Direction: From the listing that follows, reproduce only the lines from the one holding "Clone this chart in Plotly." through the one holding "import plotly.graph_objects as go", both included, with no pictures.

[start of Data for the task]

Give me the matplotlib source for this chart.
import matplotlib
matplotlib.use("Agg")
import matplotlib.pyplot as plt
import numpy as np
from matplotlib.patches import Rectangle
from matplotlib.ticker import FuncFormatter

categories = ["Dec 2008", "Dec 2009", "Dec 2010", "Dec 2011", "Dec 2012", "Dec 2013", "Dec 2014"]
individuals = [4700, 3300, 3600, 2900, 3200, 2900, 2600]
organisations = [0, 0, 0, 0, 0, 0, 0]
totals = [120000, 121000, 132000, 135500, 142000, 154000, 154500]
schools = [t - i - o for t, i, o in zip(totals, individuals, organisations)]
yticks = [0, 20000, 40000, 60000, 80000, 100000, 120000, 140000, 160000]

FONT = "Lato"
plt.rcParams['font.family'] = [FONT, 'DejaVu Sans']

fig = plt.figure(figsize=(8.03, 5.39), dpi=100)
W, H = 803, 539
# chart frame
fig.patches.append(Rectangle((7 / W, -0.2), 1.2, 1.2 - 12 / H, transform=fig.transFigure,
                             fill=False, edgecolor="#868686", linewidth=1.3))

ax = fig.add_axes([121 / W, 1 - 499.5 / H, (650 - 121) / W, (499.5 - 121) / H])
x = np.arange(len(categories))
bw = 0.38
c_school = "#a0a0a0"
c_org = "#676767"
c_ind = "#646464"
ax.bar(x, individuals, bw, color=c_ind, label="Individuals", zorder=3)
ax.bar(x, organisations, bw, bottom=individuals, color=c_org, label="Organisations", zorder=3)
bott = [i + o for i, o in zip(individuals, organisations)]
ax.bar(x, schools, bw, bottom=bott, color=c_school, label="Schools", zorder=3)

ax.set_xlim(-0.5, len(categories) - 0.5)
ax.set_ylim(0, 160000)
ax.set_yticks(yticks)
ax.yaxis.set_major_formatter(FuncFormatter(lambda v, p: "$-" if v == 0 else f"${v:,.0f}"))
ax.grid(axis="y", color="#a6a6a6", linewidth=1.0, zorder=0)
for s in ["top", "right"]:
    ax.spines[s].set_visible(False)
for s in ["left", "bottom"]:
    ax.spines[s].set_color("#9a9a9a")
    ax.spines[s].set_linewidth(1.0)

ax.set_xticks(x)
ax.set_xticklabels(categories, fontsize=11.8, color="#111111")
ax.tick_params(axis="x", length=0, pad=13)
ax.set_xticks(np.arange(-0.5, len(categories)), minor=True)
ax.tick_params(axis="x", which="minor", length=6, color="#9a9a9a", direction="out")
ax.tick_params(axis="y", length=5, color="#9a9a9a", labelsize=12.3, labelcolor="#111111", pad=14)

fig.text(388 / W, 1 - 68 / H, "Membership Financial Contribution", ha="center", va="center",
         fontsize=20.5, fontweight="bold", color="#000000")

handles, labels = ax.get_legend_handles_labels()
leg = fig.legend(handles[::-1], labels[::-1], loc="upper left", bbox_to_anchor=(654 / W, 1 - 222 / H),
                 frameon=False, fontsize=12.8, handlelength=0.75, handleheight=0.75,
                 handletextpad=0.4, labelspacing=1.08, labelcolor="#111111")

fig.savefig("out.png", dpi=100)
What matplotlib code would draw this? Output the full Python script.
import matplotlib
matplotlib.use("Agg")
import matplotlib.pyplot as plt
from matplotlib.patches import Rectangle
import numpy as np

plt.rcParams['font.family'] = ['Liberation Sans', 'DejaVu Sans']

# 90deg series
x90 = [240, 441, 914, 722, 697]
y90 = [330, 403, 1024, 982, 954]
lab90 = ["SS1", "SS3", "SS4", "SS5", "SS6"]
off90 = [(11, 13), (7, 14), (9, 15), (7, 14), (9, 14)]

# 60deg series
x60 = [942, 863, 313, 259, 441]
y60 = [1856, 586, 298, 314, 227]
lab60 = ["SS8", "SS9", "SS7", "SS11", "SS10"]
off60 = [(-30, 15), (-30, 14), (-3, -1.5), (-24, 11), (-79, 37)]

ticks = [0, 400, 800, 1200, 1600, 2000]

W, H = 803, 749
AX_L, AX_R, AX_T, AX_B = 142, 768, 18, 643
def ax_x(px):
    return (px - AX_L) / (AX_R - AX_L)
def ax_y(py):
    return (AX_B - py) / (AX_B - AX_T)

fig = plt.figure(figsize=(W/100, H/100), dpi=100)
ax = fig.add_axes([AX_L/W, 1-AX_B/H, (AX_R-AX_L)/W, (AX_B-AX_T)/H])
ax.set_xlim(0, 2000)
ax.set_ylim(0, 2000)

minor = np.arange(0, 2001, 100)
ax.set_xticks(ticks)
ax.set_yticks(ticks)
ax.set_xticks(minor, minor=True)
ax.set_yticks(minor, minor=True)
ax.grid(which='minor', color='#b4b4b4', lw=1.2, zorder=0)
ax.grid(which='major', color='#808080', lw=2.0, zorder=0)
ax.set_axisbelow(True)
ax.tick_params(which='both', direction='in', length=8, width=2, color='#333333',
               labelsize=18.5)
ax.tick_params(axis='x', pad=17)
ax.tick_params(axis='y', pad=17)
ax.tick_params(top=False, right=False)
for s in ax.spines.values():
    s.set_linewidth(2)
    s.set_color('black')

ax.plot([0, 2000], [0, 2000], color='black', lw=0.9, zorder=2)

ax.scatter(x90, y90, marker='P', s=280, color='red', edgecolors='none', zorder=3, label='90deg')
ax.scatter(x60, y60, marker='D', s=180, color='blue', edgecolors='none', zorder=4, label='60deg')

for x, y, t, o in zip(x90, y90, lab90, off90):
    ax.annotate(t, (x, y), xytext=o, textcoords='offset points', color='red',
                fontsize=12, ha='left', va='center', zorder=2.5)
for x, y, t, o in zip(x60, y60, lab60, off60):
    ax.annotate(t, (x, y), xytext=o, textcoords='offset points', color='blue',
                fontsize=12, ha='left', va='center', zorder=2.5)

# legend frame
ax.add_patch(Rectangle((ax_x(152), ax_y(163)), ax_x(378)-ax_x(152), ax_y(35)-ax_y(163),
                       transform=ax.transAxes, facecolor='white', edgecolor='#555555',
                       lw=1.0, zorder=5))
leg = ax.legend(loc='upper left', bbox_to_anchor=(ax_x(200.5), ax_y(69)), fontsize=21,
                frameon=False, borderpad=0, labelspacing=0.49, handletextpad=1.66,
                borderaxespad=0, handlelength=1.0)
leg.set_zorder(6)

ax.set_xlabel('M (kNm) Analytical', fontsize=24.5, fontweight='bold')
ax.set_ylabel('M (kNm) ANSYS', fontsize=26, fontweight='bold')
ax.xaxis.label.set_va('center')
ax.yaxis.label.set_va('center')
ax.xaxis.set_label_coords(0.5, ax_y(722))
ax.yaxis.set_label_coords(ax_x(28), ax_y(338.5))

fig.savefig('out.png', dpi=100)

[end of Data for the task]
[start of Data for the task]

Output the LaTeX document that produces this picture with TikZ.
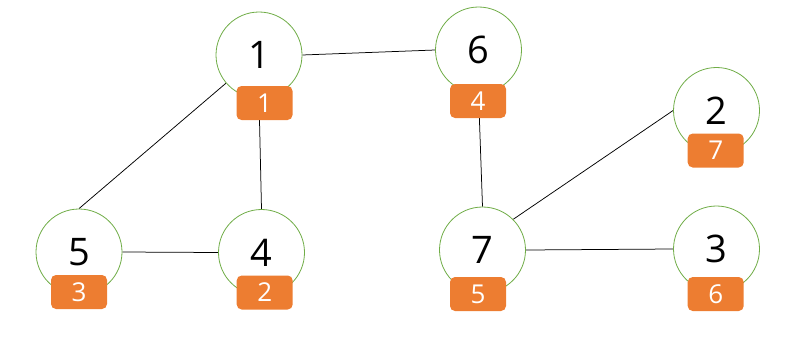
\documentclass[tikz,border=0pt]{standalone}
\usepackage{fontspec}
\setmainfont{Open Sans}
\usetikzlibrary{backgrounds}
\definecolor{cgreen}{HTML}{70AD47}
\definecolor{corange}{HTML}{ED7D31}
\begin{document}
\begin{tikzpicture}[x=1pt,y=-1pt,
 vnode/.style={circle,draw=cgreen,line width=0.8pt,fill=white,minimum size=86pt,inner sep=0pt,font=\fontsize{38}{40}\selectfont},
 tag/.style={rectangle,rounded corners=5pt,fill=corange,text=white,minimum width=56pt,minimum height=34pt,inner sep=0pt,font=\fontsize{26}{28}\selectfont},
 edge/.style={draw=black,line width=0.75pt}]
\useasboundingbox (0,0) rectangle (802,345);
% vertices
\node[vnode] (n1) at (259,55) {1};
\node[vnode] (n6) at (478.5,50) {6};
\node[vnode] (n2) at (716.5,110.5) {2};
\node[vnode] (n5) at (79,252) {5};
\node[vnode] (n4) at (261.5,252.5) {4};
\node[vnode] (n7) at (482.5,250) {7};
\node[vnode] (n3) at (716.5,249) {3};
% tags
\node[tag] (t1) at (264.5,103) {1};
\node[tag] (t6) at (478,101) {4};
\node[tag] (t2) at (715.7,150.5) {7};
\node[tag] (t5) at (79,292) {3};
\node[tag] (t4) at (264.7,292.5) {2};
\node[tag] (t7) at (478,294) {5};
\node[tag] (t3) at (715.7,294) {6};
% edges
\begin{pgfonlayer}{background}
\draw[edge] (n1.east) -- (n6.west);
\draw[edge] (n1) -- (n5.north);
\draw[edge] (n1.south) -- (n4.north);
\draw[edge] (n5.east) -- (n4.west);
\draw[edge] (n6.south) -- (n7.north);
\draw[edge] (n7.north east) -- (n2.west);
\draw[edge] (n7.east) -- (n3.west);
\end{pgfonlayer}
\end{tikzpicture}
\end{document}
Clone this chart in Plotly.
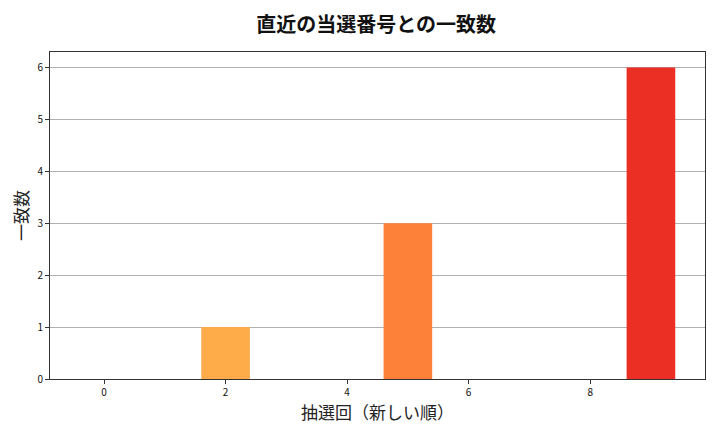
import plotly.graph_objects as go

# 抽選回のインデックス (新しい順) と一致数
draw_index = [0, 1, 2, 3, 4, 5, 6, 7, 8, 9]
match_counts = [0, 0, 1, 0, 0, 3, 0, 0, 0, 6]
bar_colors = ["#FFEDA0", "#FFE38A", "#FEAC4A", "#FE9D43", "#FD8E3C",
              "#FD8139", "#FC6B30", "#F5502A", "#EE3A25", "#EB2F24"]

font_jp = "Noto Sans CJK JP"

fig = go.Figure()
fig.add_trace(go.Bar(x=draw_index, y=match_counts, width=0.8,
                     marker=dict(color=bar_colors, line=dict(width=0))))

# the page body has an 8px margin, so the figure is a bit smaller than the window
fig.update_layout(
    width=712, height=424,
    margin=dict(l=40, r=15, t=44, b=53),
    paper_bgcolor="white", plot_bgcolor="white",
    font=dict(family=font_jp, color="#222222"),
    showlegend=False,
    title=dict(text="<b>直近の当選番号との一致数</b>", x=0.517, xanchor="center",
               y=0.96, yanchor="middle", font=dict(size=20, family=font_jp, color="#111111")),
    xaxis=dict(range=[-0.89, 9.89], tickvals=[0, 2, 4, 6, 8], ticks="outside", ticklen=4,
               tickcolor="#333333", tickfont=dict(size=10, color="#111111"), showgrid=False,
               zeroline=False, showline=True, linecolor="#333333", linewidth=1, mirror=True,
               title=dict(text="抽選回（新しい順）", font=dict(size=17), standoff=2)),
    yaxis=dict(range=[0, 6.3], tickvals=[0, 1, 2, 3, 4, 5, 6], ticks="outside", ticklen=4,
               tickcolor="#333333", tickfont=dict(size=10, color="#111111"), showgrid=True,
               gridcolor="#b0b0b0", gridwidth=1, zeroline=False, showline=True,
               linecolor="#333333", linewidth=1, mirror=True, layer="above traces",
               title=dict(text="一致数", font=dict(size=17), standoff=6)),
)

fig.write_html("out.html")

[end of Data for the task]

Task result:
Clone this chart in Plotly.
import plotly.graph_objects as go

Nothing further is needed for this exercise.